We checked CC alignment to OPO (send CC laser to OPO, block LO, check homodyne). It seems fine. So we decided to check again the ppol PLL frequency for 25 mW green and found that the CC1 error signal becomes quite large. The optimal ppol frequency, representing the OPO co-resonance condition between p-pol and s-pol, changed from 160 MHz to 250 MHz to 75 MHz in the space of about 10 minutes. This is some very strange behaviour, later we asked Matteo but he didn't have a suggestion other than multimode laser mode hop, which we are quite sure we do not have at the relevant laser current/temperature settings. Anyway we just decided to keep going on the basis that we had to take data before Hsien-Yi left. So the 25 mW green gives ppol frequency 75 MHz, for now. CC1 error (indicating squeezing level) was 384 mV, a bit larger than last time.

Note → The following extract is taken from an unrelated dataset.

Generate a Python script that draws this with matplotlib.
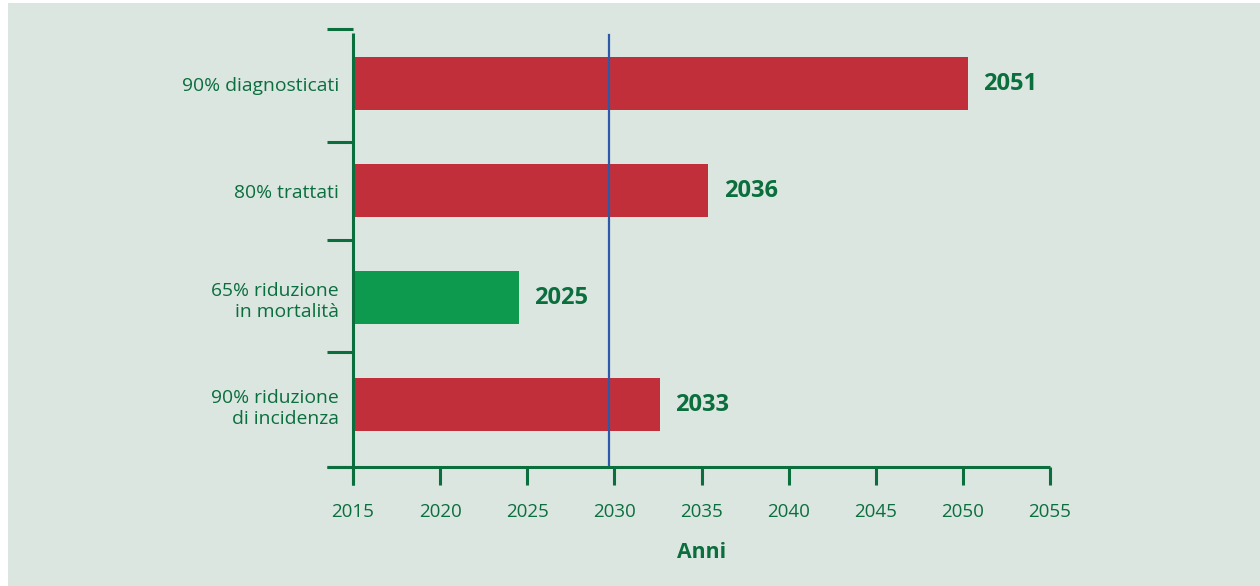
import matplotlib
matplotlib.use("Agg")
import matplotlib.pyplot as plt
from matplotlib.patches import Rectangle

categories = ["90% riduzione\ndi incidenza", "65% riduzione\nin mortalità", "80% trattati", "90% diagnosticati"]
bar_ends = [2032.6, 2024.5, 2035.4, 2050.3]
value_labels = ["2033", "2025", "2036", "2051"]
bar_colors = ["#c1303a", "#0e9a4e", "#c1303a", "#c1303a"]
start_year = 2015
target_year = 2029.7
xticks = [2015, 2020, 2025, 2030, 2035, 2040, 2045, 2050, 2055]

BG = "#dbe6e1"
GREEN = "#0b6e3d"
FONT = "Open Sans"

W, H = 1260, 586
fig = plt.figure(figsize=(W / 100, H / 100), dpi=100, facecolor="white")
bgrect = Rectangle((8 / W, 0), 1 - 8 / W, 1 - 3 / H, transform=fig.transFigure,
                   facecolor=BG, edgecolor="none", zorder=-10)
fig.patches.append(bgrect)

ax = fig.add_axes([353 / W, 1 - 467 / H, (1050 - 353) / W, (467 - 29) / H])
ax.set_facecolor("none")
ax.set_zorder(1)
ax.set_xlim(2015, 2055)
ax.set_ylim(-0.5, 3.5)

ypos = [0.07 + i * 0.977 for i in range(len(categories))]
widths = [e - start_year for e in bar_ends]
ax.barh(ypos, widths, left=start_year, height=0.485, color=bar_colors, zorder=2)

for y, e, lab in zip(ypos, bar_ends, value_labels):
    ax.annotate(lab, xy=(e, y), xytext=(11, 0), textcoords="offset points",
                ha="left", va="center", fontsize=17, fontweight="bold",
                color=GREEN, family=FONT)

ax.axvline(target_year, ymin=0, ymax=0.986, color="#2d5aa8", lw=1.6, zorder=3)

for s in ax.spines.values():
    s.set_visible(False)

lw = 2.2
ax.plot([2013.5, 2055], [-0.5, -0.5], color=GREEN, lw=lw, clip_on=False, zorder=4,
        solid_capstyle="butt")
ax.plot([2015, 2015], [-0.665, 3.465], color=GREEN, lw=lw, clip_on=False, zorder=4,
        solid_capstyle="butt")

ax.set_xticks(xticks)
ax.set_xticklabels([str(t) for t in xticks])
ax.tick_params(axis="x", direction="out", length=13, width=lw, color=GREEN,
               labelcolor=GREEN, labelsize=13.5, pad=13)
ax.set_yticks([-0.5, 0.55, 1.573, 2.468, 3.5])
ax.set_yticklabels([])
ax.set_yticks(ypos, minor=True)
ax.set_yticklabels(categories, minor=True)
ax.tick_params(axis="y", which="major", direction="out", length=19, width=lw, color=GREEN)
ax.tick_params(axis="y", which="minor", length=0, labelcolor=GREEN, labelsize=13.9, pad=10)
for lbl in ax.get_xticklabels() + ax.get_yticklabels(minor=True):
    lbl.set_family(FONT)
for lbl in ax.get_yticklabels(minor=True):
    lbl.set_linespacing(1.24)
    lbl.set_ha("right")

ax.set_xlabel("Anni", fontsize=15.3, fontweight="bold", color=GREEN, family=FONT, labelpad=15)

fig.savefig("out.png", dpi=100, facecolor="white")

Anyway, the appropriate signals were sent to DGS:
CC2 eps1 (representing local oscillator phase -> homodyne angle): K1:FDS-FC_GR_CORR
Ramp signal from function generator: K1:FDS-FC_GR_ERR
Homodyne (from SR560 with gain 1000): K1:FDS-ADCspare_1
We ended up taking data at MZ offset 4.1, 4.2, 4.3, 4.4, 4.45. For MZ offset 4.3 and 4.4 I had to reduce the SR560 gain from 1000 to 500 since it was overloading, and then again to 200 for the highest green injection power. This will also increase the proportion of dark and ADC noise. Also, when changing from 4.2 -> 4.3, the ppol frequency went from 75 MHz to 240 MHz - normally it is 160 MHz and doesn't change very much when the green injection power is changed slightly. But we kept on with taking data. During each green injection value I also made sure to check that the scan still covered squeezing and antisqueezing. The scan range also had to be reduced slightly for higher green injection due to the CC2 loop unlocking more easily.
After 30 minutes for each data point, I then took 5 minutes each for homodyne shot noise and homodyne dark noise at each SR560 gain level used in the measurement.